### Exercise requirements
Your task is to retype the lines from the opening of the material through the line that includes "plt.rcParams['mathtext.it'] = 'Lato:italic'". Do not copy the pictures.
╭──
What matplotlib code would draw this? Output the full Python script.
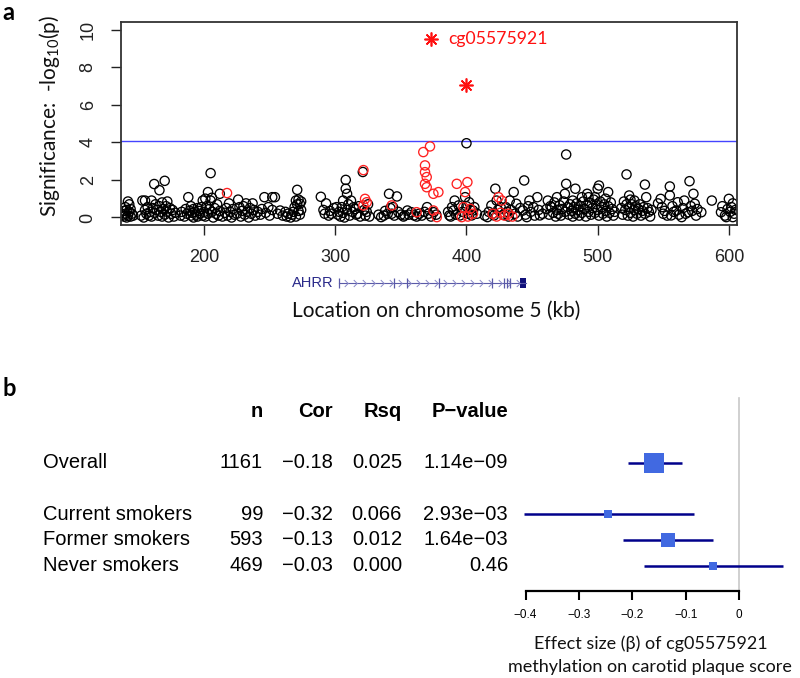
import numpy as np
import matplotlib
matplotlib.use("Agg")
import matplotlib.pyplot as plt
from matplotlib.path import Path

plt.rcParams['font.family'] = ['Liberation Sans', 'DejaVu Sans']
plt.rcParams['mathtext.fontset'] = 'custom'
plt.rcParams['mathtext.rm'] = 'Lato'
plt.rcParams['mathtext.it'] = 'Lato:italic'

# ---- panel a: regional association (kb, -log10 p) ----
black_pts = [
    (138, 0.15), (139, 0.35), (139, 0.05), (140, 0.55), (140, 0.2), (141, 0.0), (141, 0.4), (142, 0.85),
    (142, 0.1), (143, 0.7), (143, 0.3), (144, 0.05), (144, 0.45), (145, 0.2), (146, 0.1),
    (152, 0.1), (153, 0.9), (154, 0.0), (155, 0.4), (155, 0.9), (156, 0.2), (157, 0.55), (158, 0.1),
    (159, 0.3), (160, 0.9), (160, 0.05), (161, 0.5), (162, 1.78), (162, 0.25), (163, 0.7), (164, 0.4),
    (165, 0.1), (166, 1.45), (166, 0.6), (167, 0.3), (168, 0.05), (168, 0.8), (169, 0.45), (170, 1.95),
    (170, 0.15), (171, 0.6), (172, 0.85), (172, 0.3), (173, 0.0), (174, 0.5), (175, 0.2), (176, 0.4),
    (177, 0.05), (178, 0.25),
    (182, 0.1), (183, 0.3), (185, 0.05), (186, 0.45), (187, 0.2), (188, 1.08), (189, 0.35), (190, 0.1),
    (190, 0.6), (191, 0.25), (192, 0.45), (192, 0.0), (193, 0.3), (194, 0.15), (195, 0.5), (195, 0.05),
    (196, 0.35), (197, 0.2), (198, 0.55), (199, 0.9), (199, 0.1),
    (200, 0.3), (201, 1.0), (201, 0.05), (202, 0.6), (203, 1.35), (203, 0.2), (204, 0.45), (205, 2.36),
    (205, 0.9), (206, 1.05), (206, 0.3), (207, 0.0), (208, 0.5), (209, 0.2), (210, 0.7), (211, 0.1),
    (212, 1.26), (212, 0.35), (214, 0.05),
    (216, 0.25), (217, 0.5), (218, 0.1), (219, 0.75), (220, 0.3), (221, 0.0), (222, 0.45), (223, 0.15),
    (225, 0.2), (226, 0.95), (227, 0.55), (228, 0.05), (229, 0.35), (230, 0.6), (231, 0.15), (232, 0.75),
    (233, 0.3), (234, 0.0), (235, 0.5), (236, 0.2), (237, 0.75), (238, 0.4), (239, 0.1), (241, 0.3),
    (243, 0.15), (244, 0.45), (246, 1.08), (247, 0.25), (249, 0.55), (250, 0.1), (252, 1.08), (252, 0.4),
    (254, 1.08),
    (256, 0.2), (258, 0.37), (260, 0.1), (262, 0.3), (263, 0.05), (264, 0.2), (266, 0.0), (267, 0.15),
    (268, 0.3), (269, 0.55), (270, 0.05), (270, 0.9), (271, 1.47), (271, 0.7), (272, 0.35), (272, 0.95),
    (273, 0.73), (273, 0.15), (274, 0.85), (274, 0.4),
    (289, 1.1), (291, 0.4), (292, 0.2), (293, 0.75), (295, 0.1), (296, 0.35), (297, 0.2), (299, 0.5),
    (301, 0.55), (302, 0.15), (303, 0.3), (304, 0.05), (305, 0.55), (306, 0.9), (306, 0.25), (307, 0.0),
    (308, 2.0), (308, 1.53), (309, 1.26), (309, 0.4), (310, 0.7), (311, 0.1), (312, 0.9), (313, 0.3),
    (314, 0.55), (315, 0.45), (316, 0.15), (317, 0.2), (318, 0.6), (319, 0.05),
    (321, 2.42), (322, 0.4), (323, 0.1), (324, 0.3), (325, 0.7), (326, 0.05),
    (333, 0.15), (335, 0.02), (337, 0.1), (338, 0.35), (340, 0.2), (341, 1.26), (342, 0.5), (343, 0.2),
    (344, 0.55), (345, 0.1), (347, 1.12), (348, 0.3), (350, 0.15), (352, 0.05), (353, 0.11), (355, 0.37),
    (356, 0.15), (358, 0.28), (360, 0.11), (362, 0.05), (364, 0.2), (366, 0.1), (368, 0.3), (370, 0.55),
    (371, 0.2), (373, 0.05), (375, 0.28), (377, 0.15),
    (386, 0.3), (387, 0.11), (388, 0.05), (389, 0.55), (390, 0.37), (391, 0.9), (392, 0.15), (394, 0.64),
    (395, 0.11), (397, 0.3), (399, 1.08), (400, 3.95), (400, 0.6), (401, 0.2), (402, 0.81), (403, 0.4),
    (404, 0.11), (405, 0.37), (406, 0.55), (408, 0.2),
    (414, 0.1), (416, 0.02), (417, 0.3), (419, 0.64), (420, 0.2), (421, 0.11), (422, 1.53), (423, 0.9),
    (424, 0.4), (426, 0.55), (428, 0.15), (430, 0.55), (431, 0.3), (432, 0.05), (433, 0.9), (434, 0.4),
    (436, 1.35), (437, 0.2), (438, 0.73), (439, 0.05),
    (441, 0.5), (443, 0.37), (444, 1.97), (445, 0.15), (446, 0.02), (447, 0.6), (448, 0.9), (449, 0.3),
    (451, 0.55), (452, 0.1), (454, 1.08), (455, 0.4), (456, 0.11), (458, 0.2),
    (461, 0.45), (462, 0.9), (463, 0.15), (464, 0.6), (465, 0.55), (466, 0.25), (467, 0.8), (468, 0.05),
    (469, 1.08), (469, 0.4), (470, 0.2), (471, 0.65), (472, 0.1), (473, 0.45), (474, 0.85), (475, 1.26),
    (475, 0.3), (476, 3.35), (476, 1.79), (477, 0.55), (478, 0.15), (479, 0.7), (480, 0.35), (481, 0.9),
    (481, 0.05), (482, 0.55), (483, 1.53), (483, 0.2), (484, 0.75), (485, 0.4), (486, 0.1), (487, 0.6),
    (488, 1.08), (488, 0.25), (489, 0.85), (490, 0.45), (491, 0.05), (492, 1.26), (492, 0.65), (493, 1.08),
    (493, 0.3), (494, 0.8), (495, 0.15),
    (496, 0.5), (497, 0.95), (498, 1.08), (498, 0.25), (499, 0.7), (500, 1.53), (500, 0.4), (501, 1.7),
    (501, 0.1), (502, 0.85), (503, 0.55), (504, 0.2), (505, 0.7), (506, 1.0), (506, 0.35), (507, 0.05),
    (508, 1.35), (508, 0.6), (509, 0.25), (510, 0.8), (511, 0.45), (512, 0.1), (513, 0.3),
    (518, 0.5), (519, 0.15), (520, 0.85), (521, 0.4), (522, 2.29), (522, 0.7), (523, 0.1), (524, 1.17),
    (524, 0.55), (525, 0.95), (525, 0.25), (526, 0.7), (527, 0.05), (528, 0.9), (528, 0.4), (529, 0.6),
    (530, 0.2), (531, 0.45), (532, 0.7), (533, 0.1), (534, 0.35), (535, 0.55), (536, 1.75), (536, 0.2),
    (537, 1.08), (538, 0.5), (539, 0.3), (540, 0.05), (541, 0.4),
    (546, 0.75), (548, 0.99), (549, 0.55), (550, 0.2), (551, 0.35), (553, 0.1), (555, 1.65), (555, 1.17),
    (556, 0.11), (557, 0.6), (558, 0.3), (560, 0.37), (561, 0.81), (562, 0.15), (564, 0.02), (565, 0.5),
    (566, 0.9), (567, 0.2), (569, 0.28), (570, 1.93), (571, 0.6), (572, 0.35), (573, 1.26), (574, 0.73),
    (575, 0.1), (576, 0.45), (579, 0.28), (587, 0.9),
    (594, 0.28), (595, 0.6), (597, 0.1), (598, 0.02), (599, 0.45), (600, 0.99), (601, 0.3), (602, 0.55),
    (603, 0.02), (603, 0.75), (604, 0.2), (605, 0.4),
]
red_pts = [
    (217.5, 1.3), (321.5, 2.52), (322.7, 0.99), (324, 0.81), (321.4, 0.64), (343, 0.64), (362, 0.28),
    (367.1, 3.48), (372.2, 3.78), (368.4, 2.77), (368.4, 2.41), (369.7, 2.15), (368.4, 1.79), (369.7, 1.61),
    (374.8, 1.26), (378.6, 1.35), (374.8, 0.37), (377.4, 0.02), (392.6, 1.79), (400.7, 1.88), (399, 1.35),
    (397.7, 0.55), (396.4, 0.02), (402.8, 0.46), (424.4, 1.08), (426.9, 0.9), (420, 0.2), (423, 0.05),
    (426, 0.25), (429, 0.1), (432, 0.2), (435, 0.05), (405, 0.2), (401, 0.05),
]
star_x = [373.3, 400.0]
star_y = [9.47, 7.07]
star_label = "cg05575921"
threshold = 4.05

# AHRR gene model (kb)
gene_start, gene_end = 302.9, 445.4
exon_ticks = [302.9, 344.8, 354.7, 379.1, 419.5, 428.7, 431.0, 433.2]
exon_block = (441.0, 445.4)

# ---- panel b: forest plot ----
groups = ["Overall", "Current smokers", "Former smokers", "Never smokers"]
n_vals = ["1161", "99", "593", "469"]
cor_vals = ["\u22120.18", "\u22120.32", "\u22120.13", "\u22120.03"]
rsq_vals = ["0.025", "0.066", "0.012", "0.000"]
p_vals = ["1.14e\u221209", "2.93e\u221203", "1.64e\u221203", "0.46"]
beta = [-0.159, -0.245, -0.133, -0.049]
ci_lo = [-0.209, -0.403, -0.217, -0.178]
ci_hi = [-0.107, -0.085, -0.050, 0.081]
box_size = [15.0, 5.8, 9.6, 6.4]
rows = [0, 2, 3, 4]

W, H = 800, 678
fig = plt.figure(figsize=(W / 100, H / 100), dpi=100)


def px_axes(x0, y0, x1, y1):
    return fig.add_axes([x0 / W, 1 - y1 / H, (x1 - x0) / W, (y1 - y0) / H])


ax = px_axes(121, 22, 737, 225)
bx, by = zip(*black_pts)
rx, ry = zip(*red_pts)
ax.scatter(bx, by, s=44, facecolors='none', edgecolors='black', linewidths=0.95, zorder=2)
ax.scatter(rx, ry, s=44, facecolors='none', edgecolors='#ff2020', linewidths=0.95, zorder=3)
ax.plot(star_x, star_y, linestyle='none', marker=(8, 2, 0), markersize=10,
        markeredgecolor='#ff1010', markeredgewidth=1.2, zorder=4)
ax.text(star_x[0] + 13, star_y[0], star_label, color='#ff1010', fontsize=12.7,
        family='Lato', va='center', ha='left')
ax.axhline(threshold, color='#4444ff', lw=1.0, zorder=1)
ax.set_xlim(136.7, 606.2)
ax.set_ylim(-0.4, 10.4)
ax.set_xticks([200, 300, 400, 500, 600])
ax.set_yticks([0, 2, 4, 6, 8, 10])
ax.tick_params(direction='out', length=7.5, width=1.0, labelsize=13, pad=10, colors='#222222')
for lab in ax.get_yticklabels():
    lab.set_rotation(90)
    lab.set_va('center')
for sp in ax.spines.values():
    sp.set_color('#333333')
    sp.set_linewidth(1.3)

fig.text(50 / W, 1 - 116 / H, 'Significance:  -log$_{10}$(p)', rotation=90,
         family='Lato', fontsize=15, ha='center', va='center', color='#111111')
fig.text(436 / W, 1 - 311 / H, 'Location on chromosome 5 (kb)', family='Lato',
         fontsize=15, ha='center', va='center', color='#111111')
fig.text(2 / W, 1 - 12 / H, 'a', family='Lato', weight='bold', fontsize=17, ha='left', va='center')
fig.text(2 / W, 1 - 389 / H, 'b', family='Lato', weight='bold', fontsize=17, ha='left', va='center')

# gene track
gx = px_axes(121, 274, 737, 292)
gx.set_xlim(136.7, 606.2)
gx.set_ylim(-1, 1)
gx.axis('off')
gene_col = '#5a5aa8'
gx.plot([gene_start, gene_end], [0, 0], color=gene_col, lw=0.8)
chev = Path([(-0.5, 1), (0.5, 0), (-0.5, -1)], [Path.MOVETO, Path.LINETO, Path.LINETO])
chev_x = np.arange(gene_start + 5, exon_block[0] - 2, 6.9)
gx.plot(chev_x, np.zeros_like(chev_x), linestyle='none', marker=chev, markersize=5,
        markerfacecolor='none', markeredgecolor='#8a8ac8', markeredgewidth=0.7)
gx.vlines(exon_ticks, -0.6, 0.6, color=gene_col, lw=0.9)
gx.fill_between(exon_block, -0.6, 0.6, color='#10107a', lw=0)
gx.text(gene_start - 4.5, 0, 'AHRR', color='#2a2a8a', fontsize=10.5, ha='right', va='center')

# forest plot
row_top, row_bot = -2.6, 4.98
fx = px_axes(500, 395.9, 800, 590.7)
fx.set_xlim(-0.448, 0.1137)
fx.set_ylim(row_bot, row_top)
fx.axvline(0, color='#c8c8c8', lw=1.2, ymin=0, ymax=1 - 0.1 / (row_bot - row_top))
for r, b, lo, hi, sz in zip(rows, beta, ci_lo, ci_hi, box_size):
    fx.plot([lo, hi], [r, r], color='#00008b', lw=1.8, solid_capstyle='butt', zorder=2)
    fx.plot(b, r, marker='s', markersize=sz, color='#4169e1', markeredgewidth=0, zorder=3)
for side in ['top', 'right', 'left']:
    fx.spines[side].set_visible(False)
fx.spines['bottom'].set_bounds(-0.4, 0)
fx.spines['bottom'].set_linewidth(1.6)
fx.set_yticks([])
fx.set_xticks([-0.4, -0.3, -0.2, -0.1, 0])
fx.set_xticklabels(['\u22120.4', '\u22120.3', '\u22120.2', '\u22120.1', '0'])
fx.tick_params(axis='x', direction='out', length=6.5, width=1.5, labelsize=8.5, pad=7)
fx.patch.set_alpha(0)

fig.text(651 / W, 1 - 644 / H, 'Effect size (\u03b2) of cg05575921', family='Lato',
         fontsize=13, ha='center', va='center', color='#111111')
fig.text(650 / W, 1 - 667 / H, 'methylation on carotid plaque score', family='Lato',
         fontsize=13, ha='center', va='center', color='#111111')

# table
tx = px_axes(0, 395.9, 500, 590.7)
tx.set_xlim(0, 500)
tx.set_ylim(row_bot, row_top)
tx.axis('off')
col_right = [263, 333, 402, 508]
headers = ['n', 'Cor', 'Rsq', 'P\u2212value']
for xr, h in zip(col_right, headers):
    tx.text(xr, -2, h, ha='right', va='center', fontsize=14.5, weight='bold', clip_on=False)
for r, g, n, c, q, p in zip(rows, groups, n_vals, cor_vals, rsq_vals, p_vals):
    tx.text(43, r, g, ha='left', va='center', fontsize=14.5, clip_on=False)
    for xr, v in zip(col_right, [n, c, q, p]):
        tx.text(xr, r, v, ha='right', va='center', fontsize=14.5, clip_on=False)

fig.savefig('out.png', dpi=100)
╰──
### Written reply
What matplotlib code would draw this? Output the full Python script.
import numpy as np
import matplotlib
matplotlib.use("Agg")
import matplotlib.pyplot as plt
from matplotlib.path import Path

plt.rcParams['font.family'] = ['Liberation Sans', 'DejaVu Sans']
plt.rcParams['mathtext.fontset'] = 'custom'
plt.rcParams['mathtext.rm'] = 'Lato'
plt.rcParams['mathtext.it'] = 'Lato:italic'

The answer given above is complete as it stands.